=== Data excerpt ===

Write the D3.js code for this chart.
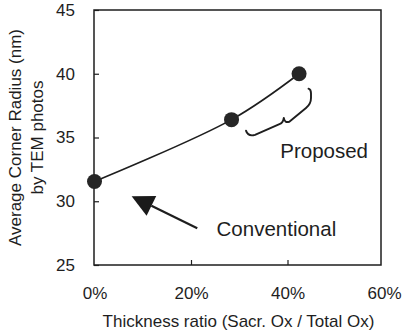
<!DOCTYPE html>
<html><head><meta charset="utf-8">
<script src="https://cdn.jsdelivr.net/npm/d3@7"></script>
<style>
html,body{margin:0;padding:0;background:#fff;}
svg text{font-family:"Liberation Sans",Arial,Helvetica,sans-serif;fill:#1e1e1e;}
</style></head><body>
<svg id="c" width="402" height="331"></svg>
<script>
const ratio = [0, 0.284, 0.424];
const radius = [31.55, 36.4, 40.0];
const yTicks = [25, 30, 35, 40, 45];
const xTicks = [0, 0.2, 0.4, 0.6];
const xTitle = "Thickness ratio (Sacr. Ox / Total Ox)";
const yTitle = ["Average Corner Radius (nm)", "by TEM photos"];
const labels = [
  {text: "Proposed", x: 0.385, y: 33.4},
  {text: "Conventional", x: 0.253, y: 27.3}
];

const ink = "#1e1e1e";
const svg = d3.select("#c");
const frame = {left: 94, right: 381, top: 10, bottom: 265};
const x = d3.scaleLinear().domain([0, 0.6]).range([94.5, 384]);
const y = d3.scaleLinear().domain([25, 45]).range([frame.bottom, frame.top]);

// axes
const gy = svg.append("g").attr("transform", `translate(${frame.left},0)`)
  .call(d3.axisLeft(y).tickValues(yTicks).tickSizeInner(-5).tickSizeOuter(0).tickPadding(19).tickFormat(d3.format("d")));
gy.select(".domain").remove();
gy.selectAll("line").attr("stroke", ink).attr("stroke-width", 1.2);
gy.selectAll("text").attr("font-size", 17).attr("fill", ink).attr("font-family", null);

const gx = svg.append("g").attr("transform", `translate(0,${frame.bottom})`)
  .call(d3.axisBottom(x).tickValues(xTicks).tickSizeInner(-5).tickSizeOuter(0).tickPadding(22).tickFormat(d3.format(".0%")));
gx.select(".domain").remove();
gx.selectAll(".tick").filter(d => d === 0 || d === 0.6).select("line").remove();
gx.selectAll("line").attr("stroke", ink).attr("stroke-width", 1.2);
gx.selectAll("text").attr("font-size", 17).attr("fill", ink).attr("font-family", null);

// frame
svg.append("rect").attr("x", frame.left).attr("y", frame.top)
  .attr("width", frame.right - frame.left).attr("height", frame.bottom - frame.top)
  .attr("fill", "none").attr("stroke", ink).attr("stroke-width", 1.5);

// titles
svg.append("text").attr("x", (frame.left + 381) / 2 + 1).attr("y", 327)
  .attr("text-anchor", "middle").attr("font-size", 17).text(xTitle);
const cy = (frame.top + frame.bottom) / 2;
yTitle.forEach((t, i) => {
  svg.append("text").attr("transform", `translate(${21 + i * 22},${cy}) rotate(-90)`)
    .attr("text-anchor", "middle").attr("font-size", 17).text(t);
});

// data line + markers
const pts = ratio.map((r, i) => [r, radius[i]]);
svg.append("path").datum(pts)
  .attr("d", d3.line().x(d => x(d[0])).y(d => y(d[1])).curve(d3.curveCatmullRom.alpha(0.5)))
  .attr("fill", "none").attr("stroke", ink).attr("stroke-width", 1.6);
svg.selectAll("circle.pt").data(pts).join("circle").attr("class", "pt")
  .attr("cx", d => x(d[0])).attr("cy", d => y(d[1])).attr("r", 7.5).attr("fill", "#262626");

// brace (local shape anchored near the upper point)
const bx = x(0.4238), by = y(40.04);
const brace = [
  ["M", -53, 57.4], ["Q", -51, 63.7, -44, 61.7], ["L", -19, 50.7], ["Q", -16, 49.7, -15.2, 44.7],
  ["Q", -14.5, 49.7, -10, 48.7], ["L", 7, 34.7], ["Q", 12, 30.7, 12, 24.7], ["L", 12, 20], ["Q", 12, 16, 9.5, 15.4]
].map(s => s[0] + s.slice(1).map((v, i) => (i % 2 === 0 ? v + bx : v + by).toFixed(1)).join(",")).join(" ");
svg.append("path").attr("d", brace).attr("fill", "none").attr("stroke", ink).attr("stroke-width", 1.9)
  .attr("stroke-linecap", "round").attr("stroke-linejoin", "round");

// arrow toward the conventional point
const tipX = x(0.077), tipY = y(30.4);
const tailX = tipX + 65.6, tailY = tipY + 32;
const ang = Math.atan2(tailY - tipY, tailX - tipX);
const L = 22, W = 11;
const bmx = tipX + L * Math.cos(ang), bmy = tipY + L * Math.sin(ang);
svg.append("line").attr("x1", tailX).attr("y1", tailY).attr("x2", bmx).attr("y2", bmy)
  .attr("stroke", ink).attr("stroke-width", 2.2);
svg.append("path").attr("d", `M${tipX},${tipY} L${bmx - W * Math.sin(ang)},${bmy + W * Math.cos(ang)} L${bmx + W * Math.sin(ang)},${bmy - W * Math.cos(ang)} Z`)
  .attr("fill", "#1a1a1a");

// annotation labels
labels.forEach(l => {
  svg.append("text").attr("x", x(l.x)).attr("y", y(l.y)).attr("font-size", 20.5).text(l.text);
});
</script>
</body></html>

===

* Exercise objective
Repeat the data exactly, excluding the pictures.

* Answer to this task
Write the D3.js code for this chart.
<!DOCTYPE html>
<html><head><meta charset="utf-8">
<script src="https://cdn.jsdelivr.net/npm/d3@7"></script>
<style>
html,body{margin:0;padding:0;background:#fff;}
svg text{font-family:"Liberation Sans",Arial,Helvetica,sans-serif;fill:#1e1e1e;}
</style></head><body>
<svg id="c" width="402" height="331"></svg>
<script>
const ratio = [0, 0.284, 0.424];
const radius = [31.55, 36.4, 40.0];
const yTicks = [25, 30, 35, 40, 45];
const xTicks = [0, 0.2, 0.4, 0.6];
const xTitle = "Thickness ratio (Sacr. Ox / Total Ox)";
const yTitle = ["Average Corner Radius (nm)", "by TEM photos"];
const labels = [
  {text: "Proposed", x: 0.385, y: 33.4},
  {text: "Conventional", x: 0.253, y: 27.3}
];

const ink = "#1e1e1e";
const svg = d3.select("#c");
const frame = {left: 94, right: 381, top: 10, bottom: 265};
const x = d3.scaleLinear().domain([0, 0.6]).range([94.5, 384]);
const y = d3.scaleLinear().domain([25, 45]).range([frame.bottom, frame.top]);

// axes
const gy = svg.append("g").attr("transform", `translate(${frame.left},0)`)
  .call(d3.axisLeft(y).tickValues(yTicks).tickSizeInner(-5).tickSizeOuter(0).tickPadding(19).tickFormat(d3.format("d")));
gy.select(".domain").remove();
gy.selectAll("line").attr("stroke", ink).attr("stroke-width", 1.2);
gy.selectAll("text").attr("font-size", 17).attr("fill", ink).attr("font-family", null);

const gx = svg.append("g").attr("transform", `translate(0,${frame.bottom})`)
  .call(d3.axisBottom(x).tickValues(xTicks).tickSizeInner(-5).tickSizeOuter(0).tickPadding(22).tickFormat(d3.format(".0%")));
gx.select(".domain").remove();
gx.selectAll(".tick").filter(d => d === 0 || d === 0.6).select("line").remove();
gx.selectAll("line").attr("stroke", ink).attr("stroke-width", 1.2);
gx.selectAll("text").attr("font-size", 17).attr("fill", ink).attr("font-family", null);

// frame
svg.append("rect").attr("x", frame.left).attr("y", frame.top)
  .attr("width", frame.right - frame.left).attr("height", frame.bottom - frame.top)
  .attr("fill", "none").attr("stroke", ink).attr("stroke-width", 1.5);

// titles
svg.append("text").attr("x", (frame.left + 381) / 2 + 1).attr("y", 327)
  .attr("text-anchor", "middle").attr("font-size", 17).text(xTitle);
const cy = (frame.top + frame.bottom) / 2;
yTitle.forEach((t, i) => {
  svg.append("text").attr("transform", `translate(${21 + i * 22},${cy}) rotate(-90)`)
    .attr("text-anchor", "middle").attr("font-size", 17).text(t);
});

// data line + markers
const pts = ratio.map((r, i) => [r, radius[i]]);
svg.append("path").datum(pts)
  .attr("d", d3.line().x(d => x(d[0])).y(d => y(d[1])).curve(d3.curveCatmullRom.alpha(0.5)))
  .attr("fill", "none").attr("stroke", ink).attr("stroke-width", 1.6);
svg.selectAll("circle.pt").data(pts).join("circle").attr("class", "pt")
  .attr("cx", d => x(d[0])).attr("cy", d => y(d[1])).attr("r", 7.5).attr("fill", "#262626");

// brace (local shape anchored near the upper point)
const bx = x(0.4238), by = y(40.04);
const brace = [
  ["M", -53, 57.4], ["Q", -51, 63.7, -44, 61.7], ["L", -19, 50.7], ["Q", -16, 49.7, -15.2, 44.7],
  ["Q", -14.5, 49.7, -10, 48.7], ["L", 7, 34.7], ["Q", 12, 30.7, 12, 24.7], ["L", 12, 20], ["Q", 12, 16, 9.5, 15.4]
].map(s => s[0] + s.slice(1).map((v, i) => (i % 2 === 0 ? v + bx : v + by).toFixed(1)).join(",")).join(" ");
svg.append("path").attr("d", brace).attr("fill", "none").attr("stroke", ink).attr("stroke-width", 1.9)
  .attr("stroke-linecap", "round").attr("stroke-linejoin", "round");

// arrow toward the conventional point
const tipX = x(0.077), tipY = y(30.4);
const tailX = tipX + 65.6, tailY = tipY + 32;
const ang = Math.atan2(tailY - tipY, tailX - tipX);
const L = 22, W = 11;
const bmx = tipX + L * Math.cos(ang), bmy = tipY + L * Math.sin(ang);
svg.append("line").attr("x1", tailX).attr("y1", tailY).attr("x2", bmx).attr("y2", bmy)
  .attr("stroke", ink).attr("stroke-width", 2.2);
svg.append("path").attr("d", `M${tipX},${tipY} L${bmx - W * Math.sin(ang)},${bmy + W * Math.cos(ang)} L${bmx + W * Math.sin(ang)},${bmy - W * Math.cos(ang)} Z`)
  .attr("fill", "#1a1a1a");

// annotation labels
labels.forEach(l => {
  svg.append("text").attr("x", x(l.x)).attr("y", y(l.y)).attr("font-size", 20.5).text(l.text);
});
</script>
</body></html>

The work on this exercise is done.